Nachruf auf Igor Hergenröther

Igor wurde als Igor Alexejewitsch Gergenreder in der russischen Stadt Buguruslan – in den südlichen Ausläufern des Urals – als Sohn deportierter Wolgadeutschen geboren. Früh erkrankte er an Kinderlähmung, die seine Gesundheit ein Leben lang beeinträchtigen sollte.

Trotz der Brandmarkung der Familie als Angehörige einer „problematischen“ Minderheit – erschwerend kam hinzu, dass Igors Vater im Russischen Bürgerkrieg auf der Seite der sog. Weißen kämpfte! – durfte Igor nach der Schule an der angesehenen Kasaner Universität Journalistik studieren. Frühe Stationen seines Berufslebens waren u.a. Nowokujbyschewsk (in der Region Samara) und Riga, wo er 1974 einige Zeit als Praktikant verbrachte.

Gemäß einer Anordnung der Sowjetbehörden, wonach sich Russlanddeutsche nicht dauerhaft in den großen Städten niederlassen durften, musste Igor nach dem Studium lange nach einem Zuhause suchen. Als aufmüpfiger Journalist war er zusätzlich suspekt: Er hatte angefangen, zu den schmutzigen Machenschaften der sowjetischen Nuklearindustrie östlich des Urals zu recherchieren. Schließlich gelang es ihm, sich in Kischinau, der Hauptstadt der Moldawischen SSR (heute die Republik Moldau) niederzulassen. Ab 1985 widmete er sich dort auch dem literarischen Schreiben. Es entstanden zahlreiche experimentierfreudige Prosawerke.

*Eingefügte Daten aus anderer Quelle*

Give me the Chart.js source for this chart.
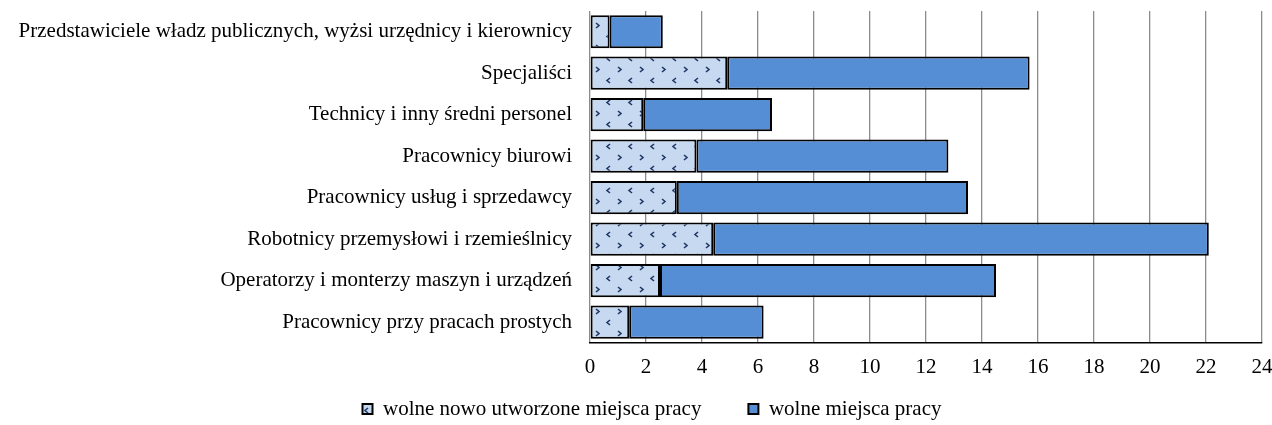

In Kischinau lernte Igor seine erste Ehefrau, Tamara, kennen. Zusammen bekamen sie eine Tochter, Nelli. Nach dem Zerfall der Sowjetunion gerieten die Hergenröthers zunehmend ins Visier der an die Macht gelangten moldauischen Nationalist*innen. Tamara verlor ihre Stelle als Verlagslektorin, auch Igor bekam kaum noch Aufträge. Schriftliche und mündliche Drohungen häuften sich, außerdem wurde einmal auf die Wohnung der Familie geschossen.

Über anarchistische Kontakte in Russland wandte sich Igor an die damalige Osteuropa-Arbeitsgruppe der FAU, die bald Igors Bemühungen um Anerkennung als „Spätaussiedler“ unterstützte. Der angestrebten Ausreise in die Bundesrepublik durften sich Tamara und Nelli als Angehörige anschließen. Die moldauischen Behörden stellten aber Hürden auf, so dass die FAU eine Protestkampagne ins Leben rief – u.a. mit einer Aktion vor dem moldauischen Konsulat in Frankfurt/M. –, um den Druck zu erhöhen. 1994 gelang schließlich die Ausreise.

Nach etlichen Monaten in Übergangswohnheimen in den neuen Bundesländern, während das Einbürgerungsverfahren lief, ließen sich Hergenröthers 1995 in Berlin-Moabit nieder. Igor bezog eine Rente, beteiligte sich einige Jahre lang an der Arbeit der Osteuropa-AG der FAU und widmete sich verstärkt dem Schreiben. In diesen Jahren entstand sein wohl bekanntestes Werk, die autobiographische Novelle „Gebt dem König die Hand“ (Volk und Welt, 1998), die ein Jahr zuvor in verkürzter Form als „Дайте руку королю“ in einer Berliner Literaturzeitschrift erschienen war. Darin verarbeitete Igor seine haarsträubenden Erfahrungen in einer Moskauer Klinik für poliokranke Kinder.

In den Folgejahren veröffentlichte Igor zahlreiche Artikel, Erzählungen und Novellen in russischsprachigen Publikationen in Deutschland und Russland. Seine Texte sind überwiegend fantasievoll und sozialkritisch, enthalten auch viele familienhistorische Bezüge. Igor warnte rechtzeitig vor dem heraufziehenden Putinismus in Russland.

Mitte der 2010er Jahre heiratete Igor erneut. Über seine letzten Lebensjahre ist seinen ehemaligen FAU-Genoss*innen wenig bekannt. Im April 2022 starb er 69-jährig in Berlin.